### SOURCE EXCERPT:
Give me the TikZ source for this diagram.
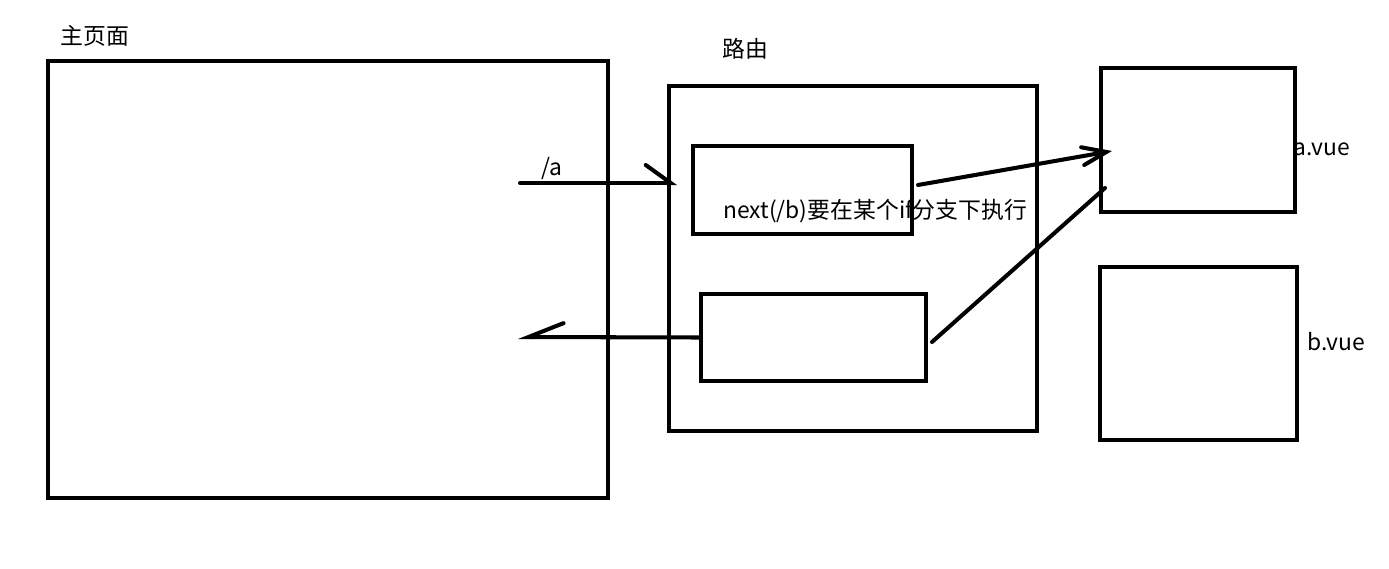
\documentclass[tikz,border=0pt]{standalone}
\usepackage{fontspec}
\newfontfamily\cjk{Noto Sans CJK SC}
\usetikzlibrary{arrows.meta,calc,positioning}
\tikzset{
	thick,
	box/.style ={rectangle, draw, line width=2.3pt, inner sep=0pt},
	lbl/.style = {inner sep=0pt, anchor=west, font=\cjk\fontsize{13pt}{15pt}\selectfont},
	stroke/.style = {line width=2.3pt, line cap=round},
	halfright/.style = {-{Straight Barb[harpoon, length=0.5cm, width=0.72cm, line cap=round]}},
	halfleft/.style = {-{Straight Barb[harpoon, swap, length=0.7cm, width=0.56cm, line cap=round]}},
	fullbarb/.style = {-{Straight Barb[length=0.48cm, width=0.36cm, line cap=round]}},
}

\begin{document}
\begin{tikzpicture}
    \useasboundingbox (0,0) rectangle (27.78,-11.38);
    % main page and router
    \node[box, minimum width=11.2cm, minimum height=8.74cm] (main) at (6.56,-5.59) {};
    \node[lbl] (mainlbl) at (1.20,-0.72) {主页面};
    \node[box, minimum width=7.36cm, minimum height=6.9cm] (router) at (17.06,-5.17) {};
    \node[lbl] (routerlbl) at (14.44,-0.98) {路由};
    \node[lbl] (nextlbl) at (14.46,-4.22) {next(/b)要在某个if分支下执行};
    \node[box, minimum width=4.38cm, minimum height=1.76cm] (guard1) at (16.05,-3.80) {};
    \node[box, minimum width=4.5cm, minimum height=1.74cm] (guard2) at (16.27,-6.75) {};
    % components
    \node[box, minimum width=3.88cm, minimum height=2.88cm] (avue) at (23.96,-2.80) {};
    \node[lbl] (avuelbl) at (25.86,-2.98) {a.vue};
    \node[box, minimum width=3.94cm, minimum height=3.46cm] (bvue) at (23.97,-7.07) {};
    \node[lbl] (bvuelbl) at (26.14,-6.84) {b.vue};
    \coordinate (afrom) at (10.40,-3.66);
    \coordinate (ato) at (13.54,-3.66);
    \coordinate (backto) at (10.36,-6.74);
    \coordinate (g1out) at (18.36,-3.70);
    \coordinate (ain) at (22.24,-3.02);
    \coordinate (g2out) at (18.64,-6.84);
    \coordinate (ain2) at (22.10,-3.76);
    \node[lbl, anchor=center] (alabel) at (11.04,-3.36) {/a};
    \draw[stroke, halfright] (afrom) -- (ato);
    \draw[stroke, halfleft] (guard2.west) -- (backto);
    \draw[stroke, fullbarb] (g1out) -- (ain);
    \draw[stroke] (g2out) -- (ain2);
\end{tikzpicture}
\end{document}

### REQUIRED TASK:
Print the full listing exactly, dropping the pictures.

### WRITTEN ANSWER:
Give me the TikZ source for this diagram.
\documentclass[tikz,border=0pt]{standalone}
\usepackage{fontspec}
\newfontfamily\cjk{Noto Sans CJK SC}
\usetikzlibrary{arrows.meta,calc,positioning}
\tikzset{
	thick,
	box/.style ={rectangle, draw, line width=2.3pt, inner sep=0pt},
	lbl/.style = {inner sep=0pt, anchor=west, font=\cjk\fontsize{13pt}{15pt}\selectfont},
	stroke/.style = {line width=2.3pt, line cap=round},
	halfright/.style = {-{Straight Barb[harpoon, length=0.5cm, width=0.72cm, line cap=round]}},
	halfleft/.style = {-{Straight Barb[harpoon, swap, length=0.7cm, width=0.56cm, line cap=round]}},
	fullbarb/.style = {-{Straight Barb[length=0.48cm, width=0.36cm, line cap=round]}},
}

\begin{document}
\begin{tikzpicture}
    \useasboundingbox (0,0) rectangle (27.78,-11.38);
    % main page and router
    \node[box, minimum width=11.2cm, minimum height=8.74cm] (main) at (6.56,-5.59) {};
    \node[lbl] (mainlbl) at (1.20,-0.72) {主页面};
    \node[box, minimum width=7.36cm, minimum height=6.9cm] (router) at (17.06,-5.17) {};
    \node[lbl] (routerlbl) at (14.44,-0.98) {路由};
    \node[lbl] (nextlbl) at (14.46,-4.22) {next(/b)要在某个if分支下执行};
    \node[box, minimum width=4.38cm, minimum height=1.76cm] (guard1) at (16.05,-3.80) {};
    \node[box, minimum width=4.5cm, minimum height=1.74cm] (guard2) at (16.27,-6.75) {};
    % components
    \node[box, minimum width=3.88cm, minimum height=2.88cm] (avue) at (23.96,-2.80) {};
    \node[lbl] (avuelbl) at (25.86,-2.98) {a.vue};
    \node[box, minimum width=3.94cm, minimum height=3.46cm] (bvue) at (23.97,-7.07) {};
    \node[lbl] (bvuelbl) at (26.14,-6.84) {b.vue};
    \coordinate (afrom) at (10.40,-3.66);
    \coordinate (ato) at (13.54,-3.66);
    \coordinate (backto) at (10.36,-6.74);
    \coordinate (g1out) at (18.36,-3.70);
    \coordinate (ain) at (22.24,-3.02);
    \coordinate (g2out) at (18.64,-6.84);
    \coordinate (ain2) at (22.10,-3.76);
    \node[lbl, anchor=center] (alabel) at (11.04,-3.36) {/a};
    \draw[stroke, halfright] (afrom) -- (ato);
    \draw[stroke, halfleft] (guard2.west) -- (backto);
    \draw[stroke, fullbarb] (g1out) -- (ain);
    \draw[stroke] (g2out) -- (ain2);
\end{tikzpicture}
\end{document}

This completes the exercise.